Whether your plans are to buy a new water heater or not, you can save a lot of energy and money with your existing system by following a few simple suggestions.
- Conserve Water. Your biggest opportunity for savings is to use less hot water. A family of four each showering five minutes a day can use about 700 gallons per week. Water-conserving showerheads and faucet aerators can cut hot water use in half. That family of four can save 14,000 gallons of water a year and the energy required to heat it.
- Insulate Your Existing Water Heater. If your electric water heater was installed before 2004, installing an insulating jacket is one of the most effective do-it-yourself energy-saving projects, especially if your water heater is in an unheated space. The insulating jacket will reduce standby heat loss — heat lost through the walls of the tank — by 25-40%, saving 4-9% on your water heating bills.
- Insulate Hot Water Pipes. Insulating your hot water pipes will reduce losses as the hot water is flowing to your faucet and, more importantly, it will reduce standby losses when the tap is turned off and then back on within an hour or so. A great deal of energy and water is wasted waiting for the hot water to reach the tap.
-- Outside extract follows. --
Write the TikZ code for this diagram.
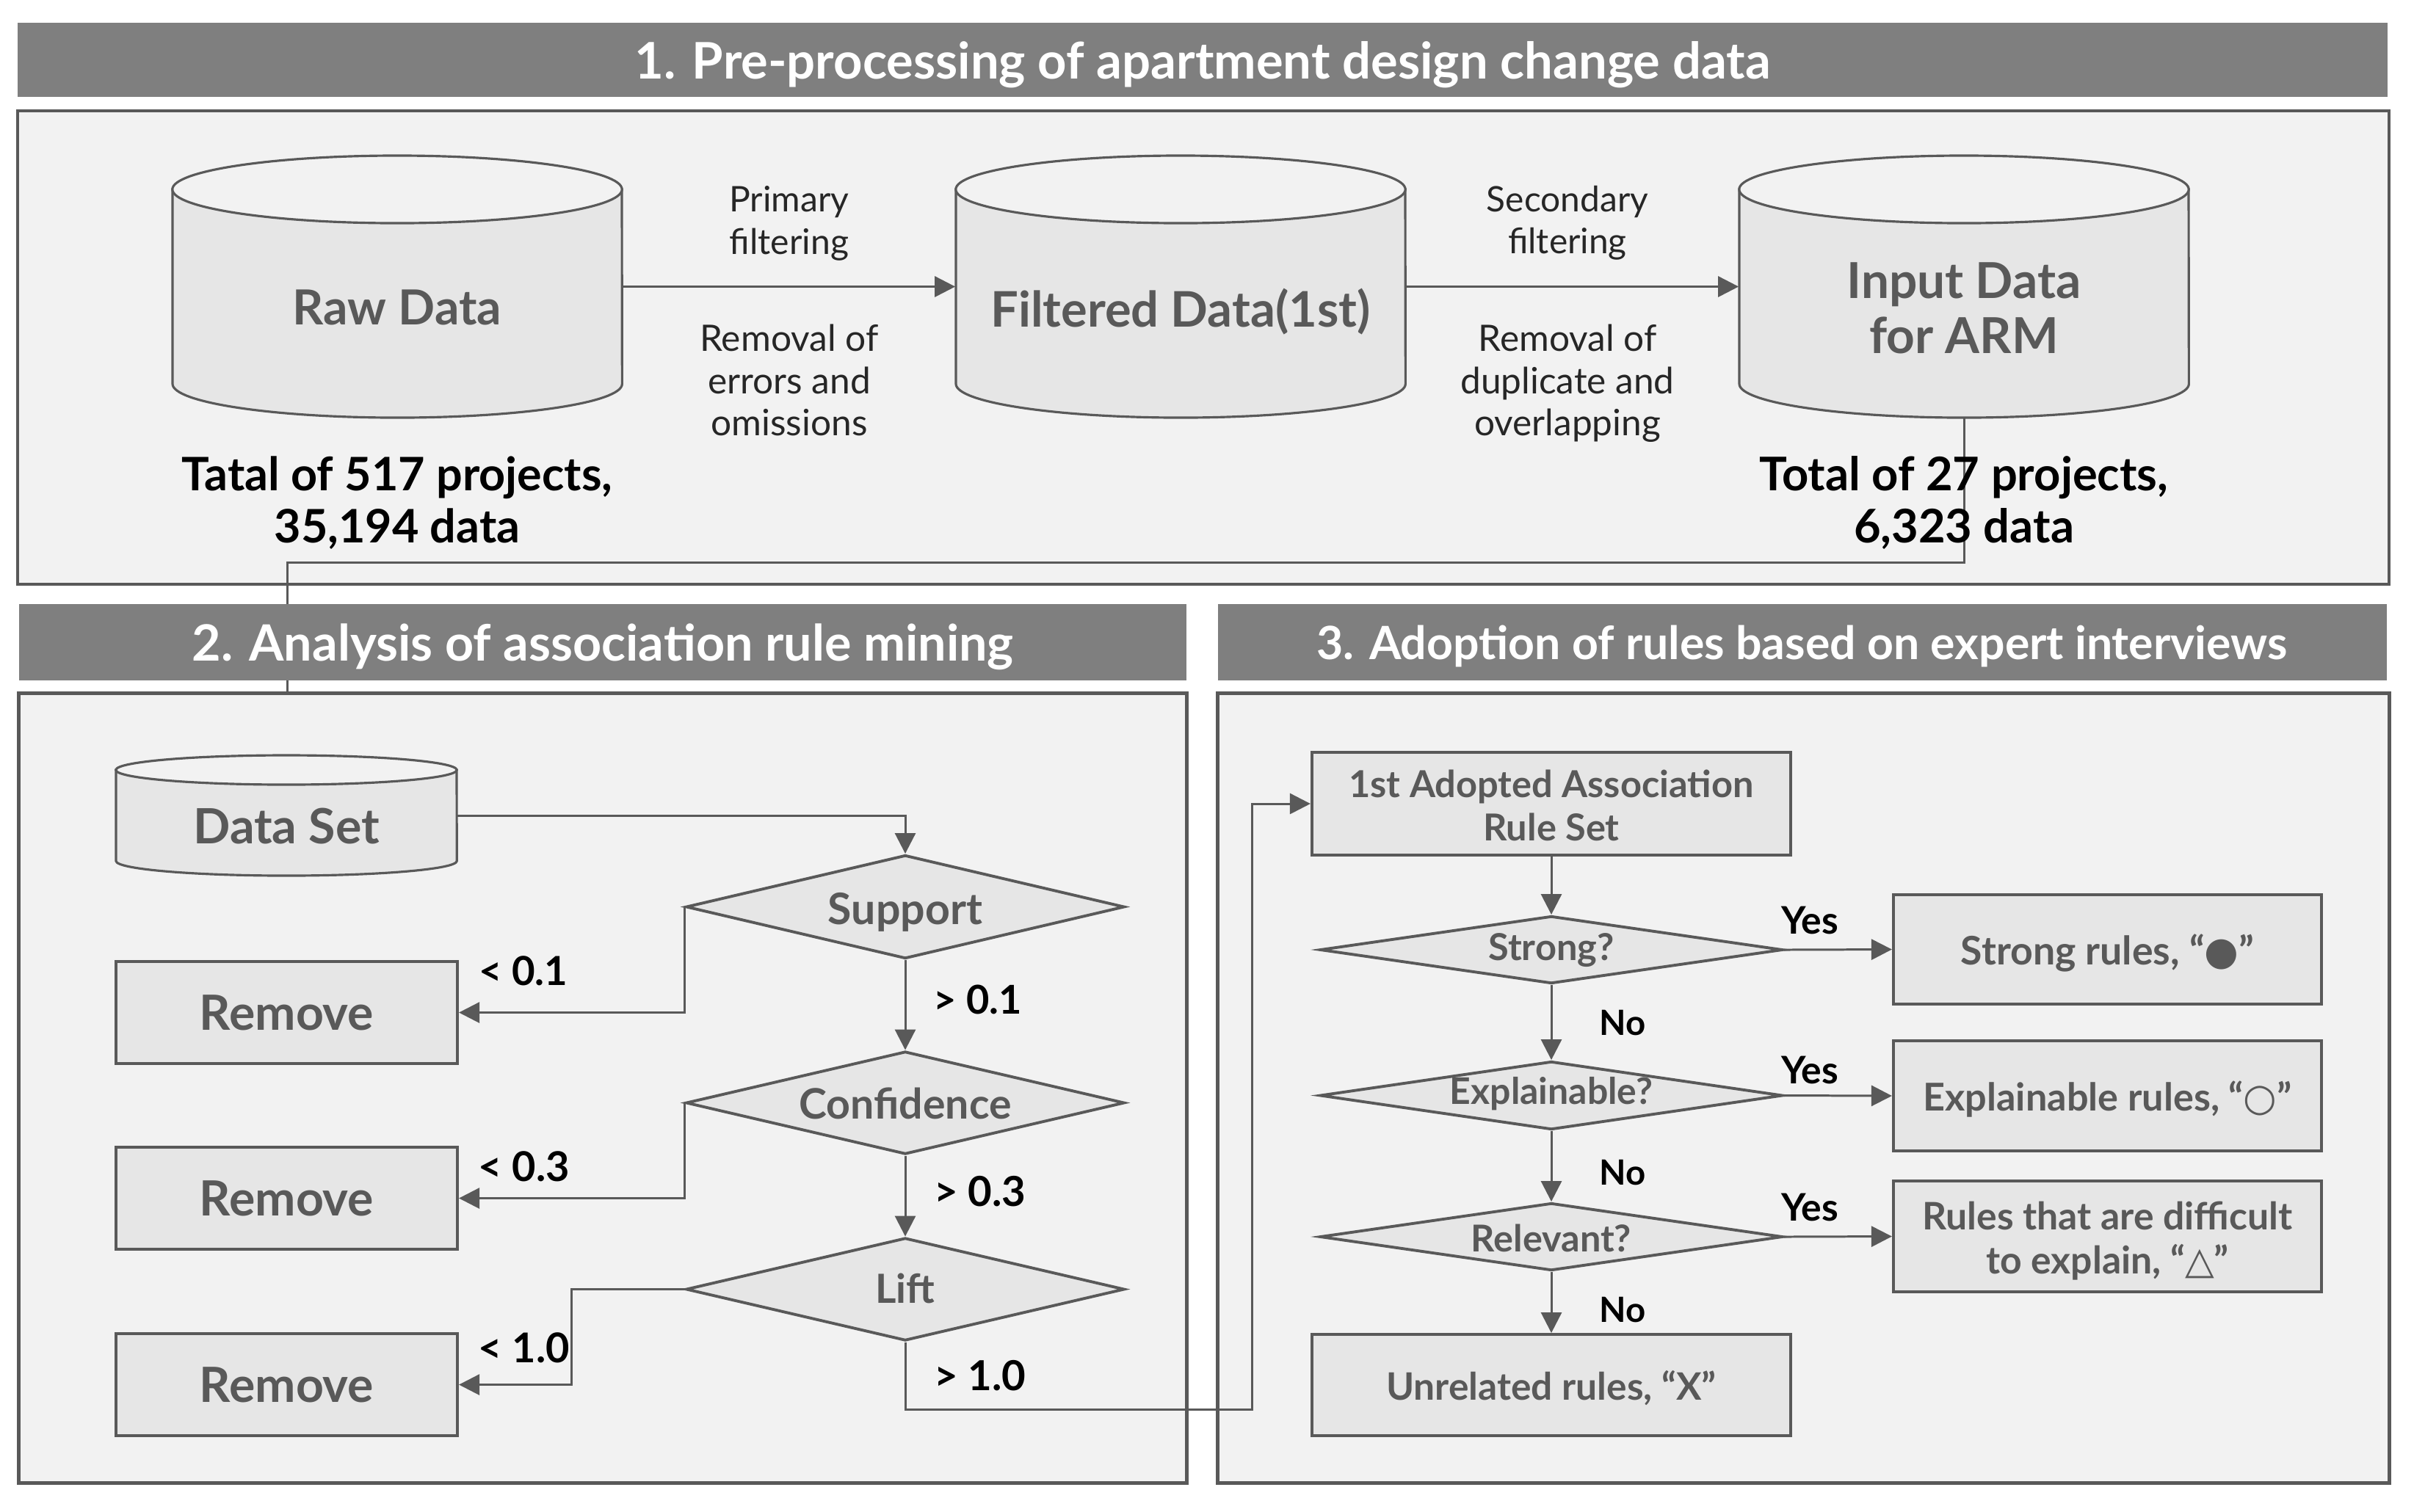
\documentclass[tikz,border=0pt]{standalone}
\usepackage{fontspec}
\setmainfont{Lato}
\newfontfamily\symf{DejaVu Sans}
\usepackage{graphicx}
\usetikzlibrary{arrows.meta,shapes.geometric,calc}
\definecolor{hdrc}{HTML}{7F7F7F}
\definecolor{bgc}{HTML}{F2F2F2}
\definecolor{ndc}{HTML}{E6E6E6}
\definecolor{lnc}{HTML}{595959}
\definecolor{txc}{HTML}{595959}
\newcommand\fitw[2]{\resizebox{#1}{!}{#2}}
\newcommand\fitt[3][1]{\resizebox{#2}{!}{\def\arraystretch{#1}\begin{tabular}[b]{@{}c@{}}#3\end{tabular}}}
\begin{document}
\begin{tikzpicture}[x=0.01cm,y=0.01cm,
 hdr/.style={fill=hdrc, draw=none, inner sep=0, text=white, font=\bfseries, text depth=0pt},
 sec/.style={fill=bgc, draw=lnc, line width=1.3pt, inner sep=0},
 nodebox/.style={fill=ndc, draw=lnc, line width=1.1pt, inner sep=0, text=txc, font=\bfseries, text depth=0pt},
 dia/.style={diamond, fill=ndc, draw=lnc, line width=1.1pt, inner sep=0},
 ntext/.style={inner sep=0, text=txc, font=\bfseries, text depth=0pt},
 lbl/.style={inner sep=0, text=black!85, text depth=0pt},
 blbl/.style={inner sep=0, text=black, font=\bfseries, text depth=0pt},
 ghost/.style={inner sep=0, draw=none},
 conn/.style={draw=lnc, line width=0.85pt},
 arr/.style={conn, -{Triangle[length=0.28cm,width=0.28cm]}},
 cylb/.style={fill=ndc, draw=lnc, line width=0.9pt},
 cylt/.style={fill=bgc, draw=lnc, line width=0.9pt}]
\useasboundingbox[fill=white] (0,0) rectangle (3288,-2059);

% ---------- section 1 ----------
\node[hdr, minimum width=32.26cm, minimum height=1.01cm] (h1) at (1638,-81.5)
  {\fitw{15.46cm}{1. Pre-processing of apartment design change data}};
\node[sec, minimum width=32.28cm, minimum height=6.45cm] (b1) at (1639,-473.5) {};

% cylinders
\path[cylb] (235,-258) -- (235,-523) arc[start angle=180,end angle=360,x radius=3.06cm,y radius=0.46cm] -- (847,-258) -- cycle;
\path[cylt] (541,-258) ellipse[x radius=3.06cm,y radius=0.46cm];
\node[ghost, minimum width=6.12cm, minimum height=3.57cm] (raw) at (541,-390.5) {};

\path[cylb] (1302,-258) -- (1302,-523) arc[start angle=180,end angle=360,x radius=3.06cm,y radius=0.46cm] -- (1914,-258) -- cycle;
\path[cylt] (1608,-258) ellipse[x radius=3.06cm,y radius=0.46cm];
\node[ghost, minimum width=6.12cm, minimum height=3.57cm] (filt) at (1608,-390.5) {};

\path[cylb] (2369,-258) -- (2369,-523) arc[start angle=180,end angle=360,x radius=3.06cm,y radius=0.46cm] -- (2981,-258) -- cycle;
\path[cylt] (2675,-258) ellipse[x radius=3.06cm,y radius=0.46cm];
\node[ghost, minimum width=6.12cm, minimum height=3.57cm] (inp) at (2675,-390.5) {};

\node[ntext] (rawt) at (541,-419) {\fitw{2.84cm}{Raw Data}};
\node[ntext] (filtt) at (1608,-419) {\fitw{5.17cm}{Filtered Data(1st)}};
\node[ntext] (inpt) at (2675,-418) {\fitt[0.92]{3.19cm}{Input Data\\for ARM}};

\draw[arr] (raw.east) -- (filt.west);
\draw[arr] (filt.east) -- (inp.west);

\node[lbl] (l1) at (1075,-297) {\fitt{1.63cm}{Primary\\filtering}};
\node[lbl] (l2) at (1075,-516) {\fitt[0.96]{2.43cm}{Removal of\\errors and\\omissions}};
\node[lbl] (l3) at (2135,-297) {\fitt{2.20cm}{Secondary\\filtering}};
\node[lbl] (l4) at (2135,-516) {\fitt[0.96]{2.91cm}{Removal of\\duplicate and\\overlapping}};

% connector from input data to data set
\coordinate (dsin) at (391,-945);
\draw[conn] (inp.south) -- ++(0,-197) -| (dsin);

\node[blbl] (tot1) at (541,-679) {\fitt[0.94]{5.86cm}{Tatal of 517 projects,\\35,194 data}};
\node[blbl] (tot2) at (2675,-679) {\fitt[0.94]{5.56cm}{Total of 27 projects,\\6,323 data}};

% ---------- section 2 ----------
\node[hdr, minimum width=15.90cm, minimum height=1.04cm] (h2) at (821,-875)
  {\fitw{11.18cm}{2. Analysis of association rule mining}};
\node[sec, minimum width=15.90cm, minimum height=10.75cm] (b2) at (821,-1482.5) {};

\path[cylb] (158,-1049) -- (158,-1173) arc[start angle=180,end angle=360,x radius=2.32cm,y radius=0.20cm] -- (622,-1049) -- cycle;
\path[cylt] (390,-1049) ellipse[x radius=2.32cm,y radius=0.20cm];
\node[ghost, minimum width=4.64cm, minimum height=1.64cm] (ds) at (390,-1111) {};
\node[ntext] (dst) at (390,-1125) {\fitw{2.53cm}{Data Set}};

\node[dia, minimum width=5.97cm, minimum height=1.41cm] (sup) at (1233,-1235.5) {};
\node[ntext] (supt) at (1233,-1238) {\fitw{2.10cm}{Support}};
\node[dia, minimum width=5.97cm, minimum height=1.40cm] (conf) at (1233,-1502.5) {};
\node[ntext] (conft) at (1233,-1503) {\fitw{2.89cm}{Confidence}};
\node[dia, minimum width=5.97cm, minimum height=1.40cm] (lift) at (1233,-1756.5) {};
\node[ntext] (liftt) at (1233,-1755) {\fitw{0.81cm}{Lift}};

\node[nodebox, minimum width=4.65cm, minimum height=1.39cm] (rm1) at (390.5,-1379.5) {\fitw{2.37cm}{Remove}};
\node[nodebox, minimum width=4.65cm, minimum height=1.39cm] (rm2) at (390.5,-1632.5) {\fitw{2.37cm}{Remove}};
\node[nodebox, minimum width=4.65cm, minimum height=1.39cm] (rm3) at (390.5,-1886.5) {\fitw{2.37cm}{Remove}};

\draw[arr] (ds.east) -| (sup.north);
\draw[arr] (sup.south) -- (conf.north);
\draw[arr] (conf.south) -- (lift.north);
\draw[arr] (sup.west) |- (rm1.east);
\draw[arr] (conf.west) |- (rm2.east);
\draw[arr] (lift.west) -- ++(-154,0) |- (rm3.east);

\node[blbl] (c1) at (713,-1323) {\fitw{1.21cm}{< 0.1}};
\node[blbl] (c2) at (1332,-1362) {\fitw{1.20cm}{> 0.1}};
\node[blbl] (c3) at (714,-1589) {\fitw{1.24cm}{< 0.3}};
\node[blbl] (c4) at (1335,-1623) {\fitw{1.25cm}{> 0.3}};
\node[blbl] (c5) at (714,-1836) {\fitw{1.24cm}{< 1.0}};
\node[blbl] (c6) at (1335,-1874) {\fitw{1.25cm}{> 1.0}};

% ---------- section 3 ----------
\node[hdr, minimum width=15.91cm, minimum height=1.04cm] (h3) at (2454.5,-875)
  {\fitw{13.21cm}{3. Adoption of rules based on expert interviews}};
\node[sec, minimum width=15.95cm, minimum height=10.75cm] (b3) at (2456.5,-1482.5) {};

\node[nodebox, minimum width=6.52cm, minimum height=1.40cm] (set) at (2113,-1095)
  {\fitt[0.97]{5.51cm}{1st Adopted Association\\Rule Set}};

\node[dia, minimum width=6.30cm, minimum height=0.92cm] (strong) at (2113,-1294) {};
\node[ntext] (strongt) at (2113,-1290) {\fitw{1.71cm}{Strong?}};
\node[dia, minimum width=6.30cm, minimum height=0.93cm] (expl) at (2113,-1492.5) {};
\node[ntext] (explt) at (2113,-1486) {\fitw{2.76cm}{Explainable?}};
\node[dia, minimum width=6.30cm, minimum height=0.92cm] (rel) at (2113,-1685) {};
\node[ntext] (relt) at (2113,-1687) {\fitw{2.18cm}{Relevant?}};

\node[nodebox, minimum width=6.52cm, minimum height=1.38cm] (unrel) at (2113,-1887)
  {\fitw{4.49cm}{Unrelated rules, “X”}};

\node[nodebox, minimum width=5.83cm, minimum height=1.49cm] (sr) at (2870.5,-1293.5)
  {\fitw{3.99cm}{Strong rules, “{\symf ●}”}};
\node[nodebox, minimum width=5.83cm, minimum height=1.50cm] (er) at (2870.5,-1493)
  {\fitw{5.02cm}{Explainable rules, “{\symf ○}”}};
\node[nodebox, minimum width=5.83cm, minimum height=1.51cm] (dr) at (2870.5,-1684.5)
  {\fitt[0.97]{5.04cm}{Rules that are difficult\\to explain, “{\symf △}”}};

\coordinate (w1) at (1705,-1920);
\draw[arr] (lift.south) |- (w1) |- (set.west);

\draw[arr] (set.south) -- (strong.north);
\draw[arr] (strong.south) -- (expl.north);
\draw[arr] (expl.south) -- (rel.north);
\draw[arr] (rel.south) -- (unrel.north);
\draw[arr] (strong.east) -- (sr.west);
\draw[arr] (expl.east) -- (er.west);
\draw[arr] (rel.east) -- (dr.west);

\node[blbl] (y1) at (2465,-1254) {\fitw{0.78cm}{Yes}};
\node[blbl] (y2) at (2465,-1458) {\fitw{0.78cm}{Yes}};
\node[blbl] (y3) at (2465,-1645) {\fitw{0.78cm}{Yes}};
\node[blbl] (n1) at (2210,-1393) {\fitw{0.63cm}{No}};
\node[blbl] (n2) at (2210,-1597) {\fitw{0.63cm}{No}};
\node[blbl] (n3) at (2210,-1784) {\fitw{0.63cm}{No}};
\end{tikzpicture}
\end{document}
Even when pipes are insulated, the water in the pipes will eventually cool, but it stays warmer much longer than it would if the pipes weren't insulated.
- Lower the Water Heater Temperature. Keep your water heater thermostat set at the lowest temperature that provides you with sufficient hot water. For most households, 120°F water is fine (about midway between the low and medium setting). Each 10°F reduction in water temperature will generally save 3-5% on your water heating costs.